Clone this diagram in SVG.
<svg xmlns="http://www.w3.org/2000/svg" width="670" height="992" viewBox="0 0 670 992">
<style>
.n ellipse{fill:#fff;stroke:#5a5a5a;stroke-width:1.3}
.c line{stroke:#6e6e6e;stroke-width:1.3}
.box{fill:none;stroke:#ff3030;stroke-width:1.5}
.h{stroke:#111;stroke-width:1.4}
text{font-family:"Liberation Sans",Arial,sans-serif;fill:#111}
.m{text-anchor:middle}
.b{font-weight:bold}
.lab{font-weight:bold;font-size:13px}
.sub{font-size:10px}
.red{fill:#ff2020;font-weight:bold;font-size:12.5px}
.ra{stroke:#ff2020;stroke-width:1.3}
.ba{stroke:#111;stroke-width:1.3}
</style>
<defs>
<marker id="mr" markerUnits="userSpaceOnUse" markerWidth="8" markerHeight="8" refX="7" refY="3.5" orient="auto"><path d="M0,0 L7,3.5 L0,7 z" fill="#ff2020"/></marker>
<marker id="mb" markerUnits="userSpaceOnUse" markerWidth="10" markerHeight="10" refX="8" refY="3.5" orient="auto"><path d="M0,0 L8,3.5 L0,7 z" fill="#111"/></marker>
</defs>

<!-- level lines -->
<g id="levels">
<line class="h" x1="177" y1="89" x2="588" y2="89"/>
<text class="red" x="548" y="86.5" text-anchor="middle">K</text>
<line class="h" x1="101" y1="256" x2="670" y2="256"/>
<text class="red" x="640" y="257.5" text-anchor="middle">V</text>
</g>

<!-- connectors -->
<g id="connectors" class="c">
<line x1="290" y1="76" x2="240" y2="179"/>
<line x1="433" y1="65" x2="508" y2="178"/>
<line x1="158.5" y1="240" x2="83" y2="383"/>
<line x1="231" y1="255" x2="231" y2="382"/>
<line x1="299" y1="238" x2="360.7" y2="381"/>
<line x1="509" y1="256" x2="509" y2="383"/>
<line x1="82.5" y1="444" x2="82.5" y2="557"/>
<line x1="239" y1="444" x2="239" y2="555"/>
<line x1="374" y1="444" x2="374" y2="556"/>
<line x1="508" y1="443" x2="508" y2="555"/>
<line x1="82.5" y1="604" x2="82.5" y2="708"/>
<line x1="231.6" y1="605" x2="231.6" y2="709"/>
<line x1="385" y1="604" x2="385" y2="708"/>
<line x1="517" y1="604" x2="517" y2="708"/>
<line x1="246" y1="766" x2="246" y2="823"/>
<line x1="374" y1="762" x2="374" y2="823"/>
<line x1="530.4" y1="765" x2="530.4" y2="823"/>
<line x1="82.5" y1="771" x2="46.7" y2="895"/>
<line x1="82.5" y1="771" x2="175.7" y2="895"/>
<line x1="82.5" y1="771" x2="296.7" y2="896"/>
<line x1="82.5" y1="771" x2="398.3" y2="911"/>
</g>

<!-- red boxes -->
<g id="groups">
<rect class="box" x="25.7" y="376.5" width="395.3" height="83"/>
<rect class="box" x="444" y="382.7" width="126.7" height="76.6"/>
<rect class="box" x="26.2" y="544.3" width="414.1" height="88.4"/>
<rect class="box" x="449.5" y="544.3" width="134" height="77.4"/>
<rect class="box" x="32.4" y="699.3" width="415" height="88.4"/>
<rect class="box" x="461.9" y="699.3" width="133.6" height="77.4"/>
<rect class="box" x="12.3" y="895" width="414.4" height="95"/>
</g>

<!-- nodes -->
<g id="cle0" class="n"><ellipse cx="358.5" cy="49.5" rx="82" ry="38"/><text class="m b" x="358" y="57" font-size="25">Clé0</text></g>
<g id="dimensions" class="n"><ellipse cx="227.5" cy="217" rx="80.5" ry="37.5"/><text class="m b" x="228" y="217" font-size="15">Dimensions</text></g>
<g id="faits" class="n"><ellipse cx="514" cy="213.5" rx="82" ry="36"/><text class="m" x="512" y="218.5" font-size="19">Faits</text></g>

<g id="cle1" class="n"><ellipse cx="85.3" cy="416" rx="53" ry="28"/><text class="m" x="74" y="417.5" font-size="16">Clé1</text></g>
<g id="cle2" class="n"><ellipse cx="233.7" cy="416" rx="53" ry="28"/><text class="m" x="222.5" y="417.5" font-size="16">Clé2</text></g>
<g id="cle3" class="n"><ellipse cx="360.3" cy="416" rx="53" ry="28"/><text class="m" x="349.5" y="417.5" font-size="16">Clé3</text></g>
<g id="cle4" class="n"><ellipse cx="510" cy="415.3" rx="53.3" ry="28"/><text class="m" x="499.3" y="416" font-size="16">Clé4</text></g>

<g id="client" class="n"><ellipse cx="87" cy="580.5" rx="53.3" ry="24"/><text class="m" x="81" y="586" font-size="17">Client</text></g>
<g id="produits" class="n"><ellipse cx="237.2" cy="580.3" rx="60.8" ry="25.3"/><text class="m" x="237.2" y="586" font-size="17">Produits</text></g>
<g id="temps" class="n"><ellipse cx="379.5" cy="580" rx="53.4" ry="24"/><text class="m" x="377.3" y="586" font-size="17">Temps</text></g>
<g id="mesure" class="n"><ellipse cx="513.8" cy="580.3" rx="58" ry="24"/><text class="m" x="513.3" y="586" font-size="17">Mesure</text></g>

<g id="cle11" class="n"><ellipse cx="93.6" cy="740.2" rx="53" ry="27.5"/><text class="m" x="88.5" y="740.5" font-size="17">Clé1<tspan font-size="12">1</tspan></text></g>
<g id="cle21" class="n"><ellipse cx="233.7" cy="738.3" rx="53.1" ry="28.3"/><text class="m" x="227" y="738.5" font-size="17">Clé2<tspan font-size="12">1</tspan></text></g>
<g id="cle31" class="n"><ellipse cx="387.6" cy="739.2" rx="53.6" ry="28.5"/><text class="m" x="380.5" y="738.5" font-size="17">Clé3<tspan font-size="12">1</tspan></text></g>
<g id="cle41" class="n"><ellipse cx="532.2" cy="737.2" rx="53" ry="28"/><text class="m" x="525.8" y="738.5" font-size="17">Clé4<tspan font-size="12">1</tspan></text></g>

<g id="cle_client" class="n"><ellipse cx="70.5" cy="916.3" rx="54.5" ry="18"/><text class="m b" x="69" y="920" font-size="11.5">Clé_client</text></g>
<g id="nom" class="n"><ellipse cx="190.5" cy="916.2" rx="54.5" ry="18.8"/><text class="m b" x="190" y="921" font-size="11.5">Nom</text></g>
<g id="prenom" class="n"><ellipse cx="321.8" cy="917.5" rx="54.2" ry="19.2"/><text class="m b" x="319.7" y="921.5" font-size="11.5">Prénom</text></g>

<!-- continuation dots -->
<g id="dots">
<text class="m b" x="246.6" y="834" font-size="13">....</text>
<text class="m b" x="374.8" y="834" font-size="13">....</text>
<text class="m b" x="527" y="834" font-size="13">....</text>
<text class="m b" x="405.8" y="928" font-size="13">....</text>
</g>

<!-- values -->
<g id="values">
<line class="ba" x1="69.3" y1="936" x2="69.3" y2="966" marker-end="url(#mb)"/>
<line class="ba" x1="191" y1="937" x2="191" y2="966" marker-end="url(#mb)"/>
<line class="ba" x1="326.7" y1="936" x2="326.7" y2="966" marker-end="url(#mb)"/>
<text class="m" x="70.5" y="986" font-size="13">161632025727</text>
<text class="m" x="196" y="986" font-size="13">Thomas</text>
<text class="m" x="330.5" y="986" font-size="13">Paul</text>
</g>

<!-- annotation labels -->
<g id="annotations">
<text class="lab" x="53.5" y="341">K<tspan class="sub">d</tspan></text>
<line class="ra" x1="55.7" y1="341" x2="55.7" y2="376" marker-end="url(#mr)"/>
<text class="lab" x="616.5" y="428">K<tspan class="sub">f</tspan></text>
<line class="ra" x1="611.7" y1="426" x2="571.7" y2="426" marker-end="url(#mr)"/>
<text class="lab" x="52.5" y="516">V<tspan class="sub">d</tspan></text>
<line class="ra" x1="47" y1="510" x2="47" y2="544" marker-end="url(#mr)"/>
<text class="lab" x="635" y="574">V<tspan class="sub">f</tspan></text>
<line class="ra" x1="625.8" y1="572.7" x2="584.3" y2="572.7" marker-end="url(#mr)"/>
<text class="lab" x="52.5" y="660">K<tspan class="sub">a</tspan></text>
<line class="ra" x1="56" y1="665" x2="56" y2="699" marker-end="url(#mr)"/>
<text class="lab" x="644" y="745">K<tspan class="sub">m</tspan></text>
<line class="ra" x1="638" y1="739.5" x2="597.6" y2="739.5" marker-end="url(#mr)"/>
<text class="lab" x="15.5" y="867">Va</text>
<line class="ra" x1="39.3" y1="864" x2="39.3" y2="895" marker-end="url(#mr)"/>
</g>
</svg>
---
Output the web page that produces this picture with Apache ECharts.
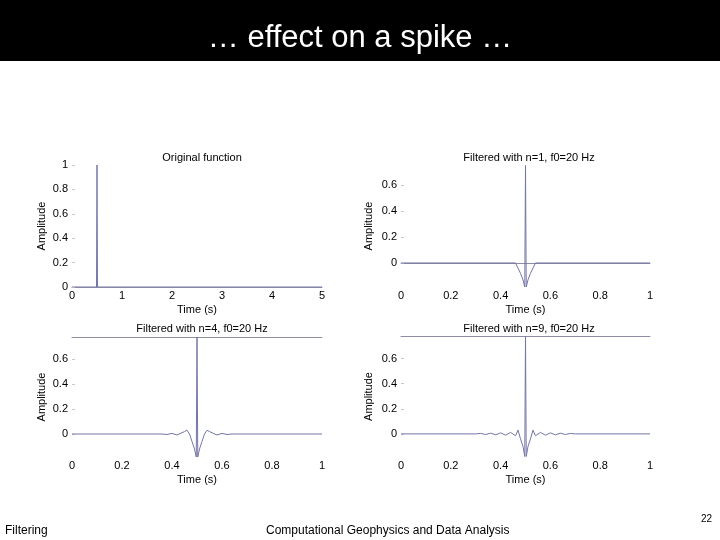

- What needs to be done
For the listing above, identify each line bearing "this".

- Finished exercise
Clone this diagram in SVG.
Output the web page that produces this picture with Apache ECharts.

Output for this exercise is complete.